La décision d’abandonner les poursuites a été rendue cinq jours avant le départ du gouvernement auquel appartenait Guillaume Long. Il explique : «On a alors dit aux Britanniques qu’ils pouvaient donc libérer Assange et là, ils nous ont répondu non, car il avait violé sa liberté conditionnelle. On est donc passés du dossier suédois qu’on nous opposait depuis cinq ans à un retour à la case départ : l’affaire Assange en tant que journaliste et éditeur. Le temps a donc prouvé que l’Equateur [de Correa] avait raison et que sa crainte d’une persécution politique était absolument fondée.»

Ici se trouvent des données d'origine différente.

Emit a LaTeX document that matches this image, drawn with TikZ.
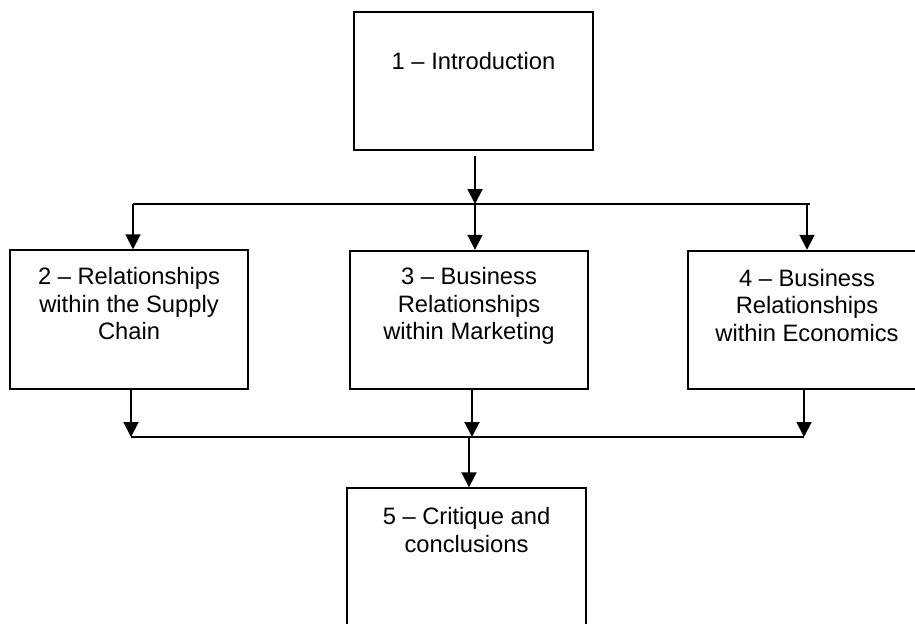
\documentclass[tikz,border=0pt]{standalone}
\usepackage{fontspec}
\setmainfont{Liberation Sans}
\usepackage{tikz}
\usetikzlibrary{positioning,arrows.meta}

\begin{document}
\begin{tikzpicture}[
  box/.style={draw, line width=1.1pt, minimum width=4.77cm, minimum height=2.77cm, inner sep=0pt},
  txt/.style={align=center, inner sep=0pt, font=\fontsize{13.5pt}{15.65pt}\selectfont},
  arr/.style={line width=1.1pt, -{Triangle[length=0.3cm,width=0.3cm]}},
  bus/.style={line width=1.1pt}]

\clip (0,0) rectangle (18.3,-12.46);

\node[box](b1) at (9.47,-1.62) {};
\node[box](b2) at (2.58,-6.39) {};
\node[box](b3) at (9.38,-6.40) {};
\node[box](b4) at (16.14,-6.40) {};
\node[box](b5) at (9.33,-11.15) {};

\node[txt, below=0.82cm of b1.north](t1) {1 – Introduction};
\node[txt, below=0.36cm of b2.north](t2) {2 – Relationships\\within the Supply\\Chain};
\node[txt, below=0.35cm of b3.north](t3) {3 – Business\\Relationships\\within Marketing};
\node[txt, below=0.38cm of b4.north](t4) {4 – Business\\Relationships\\within Economics};
\node[txt, below=0.40cm of b5.north](t5) {5 – Critique and\\conclusions};

% top bus
\coordinate (jl) at (2.66,-4.08);
\coordinate (jm) at (9.50,-4.08);
\coordinate (jr) at (16.14,-4.08);
\draw[bus](jl)--(16.2,-4.08);
\draw[arr]([yshift=-0.1cm]b1.south -| jm)--(jm);
\draw[arr](jl)--(jl |- b2.north);
\draw[arr](jm)--(jm |- b3.north);
\draw[arr](jr)--(jr |- b4.north);

% bottom bus
\coordinate (kl) at (2.62,-8.74);
\coordinate (km) at (9.44,-8.74);
\coordinate (kr) at (16.08,-8.74);
\coordinate (ko) at (9.38,-8.74);
\draw[bus](kl)--(kr);
\draw[arr](kl |- b2.south)--(kl);
\draw[arr](km |- b3.south)--(km);
\draw[arr](kr |- b4.south)--(kr);
\draw[arr](ko)--(ko |- b5.north);

\end{tikzpicture}
\end{document}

C’est ainsi qu’en février 2018, un tribunal londonien a refusé de lever le mandat d’arrêt contre Assange, au motif qu’il n’avait pas respecté les conditions de sa liberté sous caution. Lenin Moreno, successeur du président équatorien Rafael Correa, qui avait accordé l’asile d’Assange, fera mine de le soutenir quelques mois avant de le lâcher et d’autoriser son arrestation le 11 avril 2019 par la police britannique, date à laquelle Julian Assange a été transféré à la prison de haute sécurité de Belmarsh à Londres où sont détenus les plus grands criminels du pays. Il y a été condamné à 55 semaines de prison, la peine maximale pour l’infraction qu’il avait commise, souvent simplement sanctionnée d’une contravention. Julian Assange qui a purgé cette peine aujourd’hui, se trouve encore dans cette prison, en détention préventive désormais, dans l’attente de la suite de son procès en extradition vers les Etats-Unis en septembre. Ses demandes de libération conditionnelle ont toutes été refusées. Une audience administrative dans le cadre de la procédure d’extradition doit se tenir le 29 juin à Londres. Si la justice britannique se plie à la volonté des Etats-Unis, Julian Assange y risque jusqu’à 175 ans de prison.